Martin Luther wrote from an intense personal experience when he addressed the topic of enduring trials and testing. Throughout his life, Luther experienced ill health, often severe. He had to deal with problems of the heart, kidney and bladder stones, ulcerated legs, devastating prostate troubles, migraine headaches and recurrent breathing difficulties.
However, Luther refused to see his illness as divine punishment but rather as a natural consequence of man's sinful state. It was to be countered with both prayer and medication but one relied ultimately on the will of God. Indeed, he felt God's presence and power more acutely in his sickness than in times
of greater vitality. After recovering from an illness so serious that his basic life signs were undetectable, Luther wrote the great hymn, "A Mighty Fortress Is Our God," in which he expressed his trust in God's victory over the devil's forces with these concluding words, "Though life be wrenched away, they cannot win the day. The kingdom is ours forever."

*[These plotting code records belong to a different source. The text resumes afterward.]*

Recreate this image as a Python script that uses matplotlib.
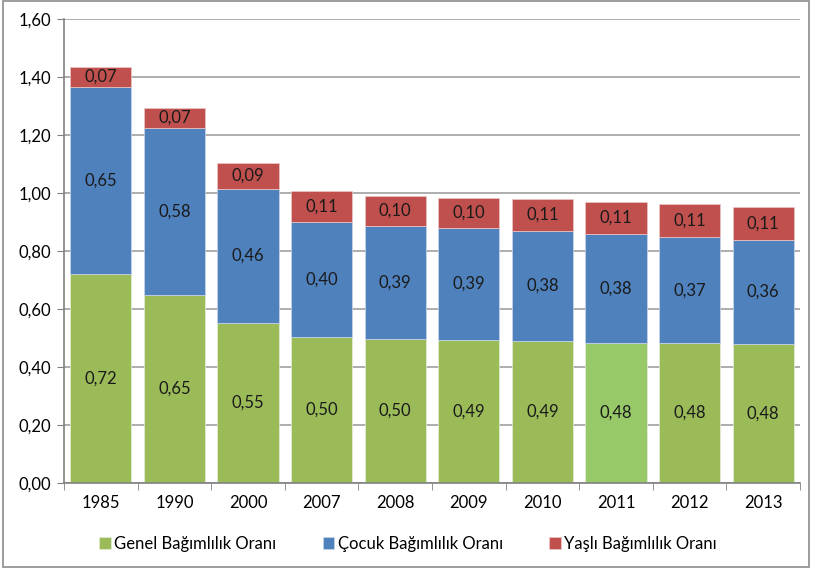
import matplotlib.pyplot as plt
import numpy as np
from matplotlib.patches import Rectangle

years = ['1985', '1990', '2000', '2007', '2008', '2009', '2010', '2011', '2012', '2013']
genel = [0.72, 0.648, 0.552, 0.503, 0.497, 0.493, 0.49, 0.484, 0.482, 0.479]
cocuk = [0.646, 0.576, 0.462, 0.398, 0.389, 0.386, 0.379, 0.375, 0.366, 0.359]
yasli = [0.068, 0.069, 0.089, 0.106, 0.104, 0.104, 0.11, 0.11, 0.113, 0.114]
series_names = ['Genel Bağımlılık Oranı', 'Çocuk Bağımlılık Oranı', 'Yaşlı Bağımlılık Oranı']

plt.rcParams['font.family'] = ['Lato', 'DejaVu Sans']
W, H = 816, 573
fig = plt.figure(figsize=(W / 100, H / 100), dpi=100)
ax = fig.add_axes([64 / W, (H - 483) / H, (800 - 64) / W, (483 - 19) / H])

x = np.arange(len(years))
green = ['#9BBB59'] * len(years)
green[7] = '#98C968'
b1 = ax.bar(x, genel, 0.83, color=green, edgecolor='#E6EEDA', linewidth=0.5, label=series_names[0], zorder=2)
b2 = ax.bar(x, cocuk, 0.83, bottom=genel, color='#4F81BD', edgecolor='#C9D6EA', linewidth=0.5, label=series_names[1], zorder=2)
bot2 = np.array(genel) + np.array(cocuk)
b3 = ax.bar(x, yasli, 0.83, bottom=bot2, color='#C0504D', edgecolor='#EBC9C8', linewidth=0.5, label=series_names[2], zorder=2)

fmt = lambda v: ('%.2f' % v).replace('.', ',')
for bars, vals in [(b1, genel), (b2, cocuk), (b3, yasli)]:
    ax.bar_label(bars, labels=[fmt(v) for v in vals], label_type='center', fontsize=12, color='#1a1a1a')

ax.set_xlim(-0.5, len(years) - 0.5)
ax.set_ylim(0, 1.6)
yt = np.arange(0, 1.61, 0.2)
ax.set_yticks(yt)
ax.set_yticklabels([fmt(v) for v in yt], fontsize=12)
ax.set_xticks(x)
ax.set_xticklabels(years, fontsize=12)
ax.set_xticks(np.arange(-0.5, len(years), 1), minor=True)
ax.tick_params(axis='x', which='major', length=0, pad=9)
ax.tick_params(axis='x', which='minor', length=5, color='#808080')
ax.tick_params(axis='y', length=5, color='#808080', pad=4)
ax.yaxis.grid(True, color='#A0A0A0', linewidth=1.2, zorder=0)
ax.set_axisbelow(True)
for s in ['top', 'right']:
    ax.spines[s].set_visible(False)
for s in ['left', 'bottom']:
    ax.spines[s].set_color('#808080')
    ax.spines[s].set_linewidth(1.2)

fig.legend(handles=[b1, b2, b3], labels=series_names, loc='center', bbox_to_anchor=(0.5, (H - 544) / H),
           ncol=3, frameon=False, fontsize=12, handlelength=0.7, handleheight=0.7, handletextpad=0.2, columnspacing=2.8)
fig.patches.append(Rectangle((3 / W, 6 / H), 806 / W, 566 / H, transform=fig.transFigure,
                             fill=False, edgecolor='#8c8c8c', linewidth=1.2))

fig.savefig('out.png', dpi=100)
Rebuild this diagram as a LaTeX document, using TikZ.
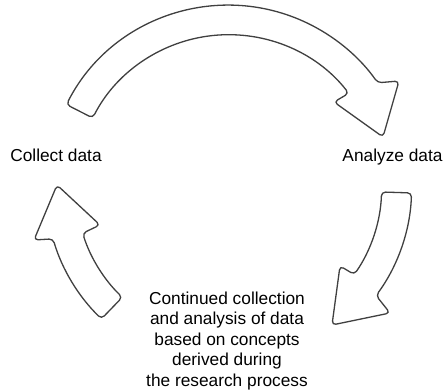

Also, take note of the following words from the great British preacher, Charles Spurgeon. He too dealt with poor health all his life, but especially in his last decade when he was nearly incapacitated. He writes, "I have suffered many times from severe sickness and frightful mental depression seeking almost to despair. Almost every year I've been laid aside for a season, for flesh and blood cannot bear the strain, at least such flesh and blood as mine. I believe, however, the affliction was necessary to me and has answered salutary ends. But I would, if it were God's will, escape from such frequent illness. That must be according to His will and not mine."
This is a frank admission of the pain that trials involve but, near the end of his life, Spurgeon also wrote this, "I venture to say that the greatest earthly blessing that God can give to any of us is health, with the possible exception of sickness. Sickness has frequently been of much greater use to the saints than has health."